PROBLEM TO SOLVE –
Would you repeat the listing exactly but omit every picture?

☆ ☆ ☆ ☆

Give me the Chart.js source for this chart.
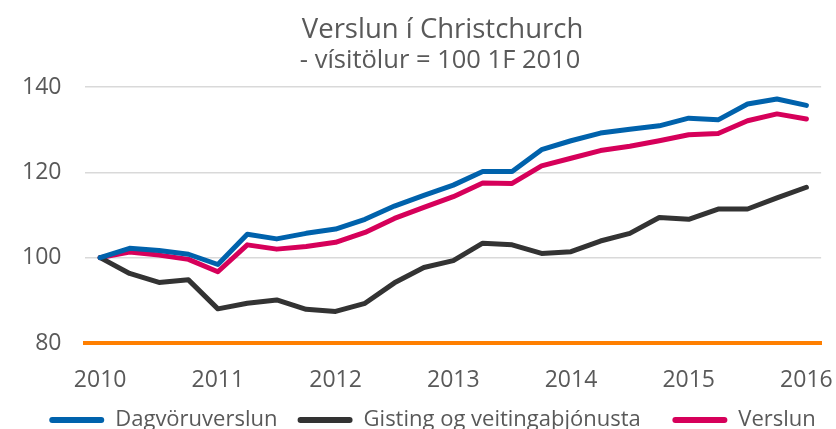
<!DOCTYPE html>
<html>
<head>
<meta charset="utf-8">
<script src="https://cdn.jsdelivr.net/npm/chart.js@4"></script>
<style>
  html, body { margin: 0; padding: 0; background: #fff; }
  #wrap { width: 836px; height: 429px; }
</style>
</head>
<body>
<div id="wrap"><canvas id="verslun-grafica" width="836" height="429"></canvas></div>
<script>
// ársfjórðungar 2010F1 - 2016F1
const fjordungar = [
  '2010', '2010F2', '2010F3', '2010F4',
  '2011', '2011F2', '2011F3', '2011F4',
  '2012', '2012F2', '2012F3', '2012F4',
  '2013', '2013F2', '2013F3', '2013F4',
  '2014', '2014F2', '2014F3', '2014F4',
  '2015', '2015F2', '2015F3', '2015F4',
  '2016'
];

const dagvoruverslun = [
  100, 102.2, 101.7, 100.8, 98.4, 105.5, 104.4, 105.7, 106.7, 109.0, 112.1, 114.6,
  117.0, 120.2, 120.2, 125.3, 127.4, 129.2, 130.1, 130.9, 132.7, 132.3, 136.0, 137.2, 135.7
];

const gisting = [
  100, 96.3, 94.2, 94.8, 88.0, 89.3, 90.1, 87.9, 87.4, 89.3, 94.1, 97.7,
  99.3, 103.4, 103.0, 101.0, 101.4, 103.9, 105.7, 109.4, 109.0, 111.4, 111.4, 114.0, 116.5
];

const verslun = [
  100, 101.3, 100.6, 99.6, 96.7, 103.0, 102.0, 102.6, 103.6, 105.9, 109.2, 111.8,
  114.3, 117.5, 117.4, 121.5, 123.3, 125.1, 126.1, 127.4, 128.8, 129.1, 132.1, 133.7, 132.5
];

const ytaMerki = [80, 100, 120, 140];

const letur = "'Open Sans', sans-serif";
const grar = '#595959';

(function () {
  const grafica = document.getElementById('verslun-grafica');

  function lina(nafn, gogn, litur) {
    return {
      label: nafn,
      data: gogn,
      borderColor: litur,
      backgroundColor: litur,
      borderWidth: 5,
      pointRadius: 0,
      tension: 0,
      borderCapStyle: 'round',
      borderJoinStyle: 'round'
    };
  }

  // bil á eftir hverju heiti í skýringunni
  const bil = ['   ', '     ', '   '];

  new Chart(grafica, {
    type: 'line',
    data: {
      labels: fjordungar,
      datasets: [
        lina('Dagvöruverslun', dagvoruverslun, '#0062ac'),
        lina('Gisting og veitingaþjónusta', gisting, '#333333'),
        lina('Verslun', verslun, '#d6005a')
      ]
    },
    options: {
      responsive: false,
      animation: false,
      layout: { padding: { left: -2, right: 0, top: 0, bottom: -12 } },
      scales: {
        x: {
          offset: true,
          grid: { display: false, drawTicks: false },
          border: { color: '#ff7f00', width: 4 },
          afterFit: function (ax) {
            ax.height = 63; // ártölin ná aðeins niður fyrir ásinn
          },
          ticks: {
            autoSkip: false,
            maxRotation: 0,
            padding: 3,
            color: grar,
            font: { family: letur, size: 23, lineHeight: 2.96 },
            callback: function (v, i) {
              const t = fjordungar[i];
              return t.length === 4 ? t : null;
            }
          }
        },
        y: {
          min: 80,
          max: 140,
          afterBuildTicks: function (ax) {
            ax.ticks = ytaMerki.map(v => ({ value: v }));
          },
          grid: { color: '#d9d9d9', lineWidth: 1.5, drawTicks: false },
          border: { display: false },
          ticks: {
            padding: 24,
            color: grar,
            font: { family: letur, size: 23 }
          }
        }
      },
      plugins: {
        title: {
          display: true,
          fullSize: false,
          text: 'Verslun í Christchurch   ',
          color: grar,
          font: { family: letur, size: 27.5, weight: 'normal', lineHeight: 1 },
          padding: { top: 16, bottom: 0 }
        },
        subtitle: {
          display: true,
          fullSize: false,
          text: '- vísitölur = 100 1F 2010    ',
          color: grar,
          font: { family: letur, size: 25.5, weight: 'normal', lineHeight: 1 },
          padding: { top: 4.5, bottom: 13.5 }
        },
        legend: {
          position: 'bottom',
          align: 'end',
          labels: {
            color: grar,
            font: { family: letur, size: 22 },
            boxWidth: 55,
            boxHeight: 6,
            useBorderRadius: true,
            borderRadius: 3,
            padding: 3,
            generateLabels: function (chart) {
              const merki = Chart.defaults.plugins.legend.labels.generateLabels(chart);
              merki.forEach((m, i) => {
                m.lineWidth = 0;
                m.text = m.text + bil[i];
              });
              return merki;
            }
          }
        },
        tooltip: { enabled: false }
      }
    }
  });
})();
</script>
</body>
</html>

☆ ☆ ☆ ☆

COMPLETE OUTPUT –
Give me the Chart.js source for this chart.
<!DOCTYPE html>
<html>
<head>
<meta charset="utf-8">
<script src="https://cdn.jsdelivr.net/npm/chart.js@4"></script>
<style>
  html, body { margin: 0; padding: 0; background: #fff; }
  #wrap { width: 836px; height: 429px; }
</style>
</head>
<body>
<div id="wrap"><canvas id="verslun-grafica" width="836" height="429"></canvas></div>
<script>
// ársfjórðungar 2010F1 - 2016F1
const fjordungar = [
  '2010', '2010F2', '2010F3', '2010F4',
  '2011', '2011F2', '2011F3', '2011F4',
  '2012', '2012F2', '2012F3', '2012F4',
  '2013', '2013F2', '2013F3', '2013F4',
  '2014', '2014F2', '2014F3', '2014F4',
  '2015', '2015F2', '2015F3', '2015F4',
  '2016'
];

const dagvoruverslun = [
  100, 102.2, 101.7, 100.8, 98.4, 105.5, 104.4, 105.7, 106.7, 109.0, 112.1, 114.6,
  117.0, 120.2, 120.2, 125.3, 127.4, 129.2, 130.1, 130.9, 132.7, 132.3, 136.0, 137.2, 135.7
];

const gisting = [
  100, 96.3, 94.2, 94.8, 88.0, 89.3, 90.1, 87.9, 87.4, 89.3, 94.1, 97.7,
  99.3, 103.4, 103.0, 101.0, 101.4, 103.9, 105.7, 109.4, 109.0, 111.4, 111.4, 114.0, 116.5
];

const verslun = [
  100, 101.3, 100.6, 99.6, 96.7, 103.0, 102.0, 102.6, 103.6, 105.9, 109.2, 111.8,
  114.3, 117.5, 117.4, 121.5, 123.3, 125.1, 126.1, 127.4, 128.8, 129.1, 132.1, 133.7, 132.5
];

const ytaMerki = [80, 100, 120, 140];

const letur = "'Open Sans', sans-serif";
const grar = '#595959';

(function () {
  const grafica = document.getElementById('verslun-grafica');

  function lina(nafn, gogn, litur) {
    return {
      label: nafn,
      data: gogn,
      borderColor: litur,
      backgroundColor: litur,
      borderWidth: 5,
      pointRadius: 0,
      tension: 0,
      borderCapStyle: 'round',
      borderJoinStyle: 'round'
    };
  }

  // bil á eftir hverju heiti í skýringunni
  const bil = ['   ', '     ', '   '];

  new Chart(grafica, {
    type: 'line',
    data: {
      labels: fjordungar,
      datasets: [
        lina('Dagvöruverslun', dagvoruverslun, '#0062ac'),
        lina('Gisting og veitingaþjónusta', gisting, '#333333'),
        lina('Verslun', verslun, '#d6005a')
      ]
    },
    options: {
      responsive: false,
      animation: false,
      layout: { padding: { left: -2, right: 0, top: 0, bottom: -12 } },
      scales: {
        x: {
          offset: true,
          grid: { display: false, drawTicks: false },
          border: { color: '#ff7f00', width: 4 },
          afterFit: function (ax) {
            ax.height = 63; // ártölin ná aðeins niður fyrir ásinn
          },
          ticks: {
            autoSkip: false,
            maxRotation: 0,
            padding: 3,
            color: grar,
            font: { family: letur, size: 23, lineHeight: 2.96 },
            callback: function (v, i) {
              const t = fjordungar[i];
              return t.length === 4 ? t : null;
            }
          }
        },
        y: {
          min: 80,
          max: 140,
          afterBuildTicks: function (ax) {
            ax.ticks = ytaMerki.map(v => ({ value: v }));
          },
          grid: { color: '#d9d9d9', lineWidth: 1.5, drawTicks: false },
          border: { display: false },
          ticks: {
            padding: 24,
            color: grar,
            font: { family: letur, size: 23 }
          }
        }
      },
      plugins: {
        title: {
          display: true,
          fullSize: false,
          text: 'Verslun í Christchurch   ',
          color: grar,
          font: { family: letur, size: 27.5, weight: 'normal', lineHeight: 1 },
          padding: { top: 16, bottom: 0 }
        },
        subtitle: {
          display: true,
          fullSize: false,
          text: '- vísitölur = 100 1F 2010    ',
          color: grar,
          font: { family: letur, size: 25.5, weight: 'normal', lineHeight: 1 },
          padding: { top: 4.5, bottom: 13.5 }
        },
        legend: {
          position: 'bottom',
          align: 'end',
          labels: {
            color: grar,
            font: { family: letur, size: 22 },
            boxWidth: 55,
            boxHeight: 6,
            useBorderRadius: true,
            borderRadius: 3,
            padding: 3,
            generateLabels: function (chart) {
              const merki = Chart.defaults.plugins.legend.labels.generateLabels(chart);
              merki.forEach((m, i) => {
                m.lineWidth = 0;
                m.text = m.text + bil[i];
              });
              return merki;
            }
          }
        },
        tooltip: { enabled: false }
      }
    }
  });
})();
</script>
</body>
</html>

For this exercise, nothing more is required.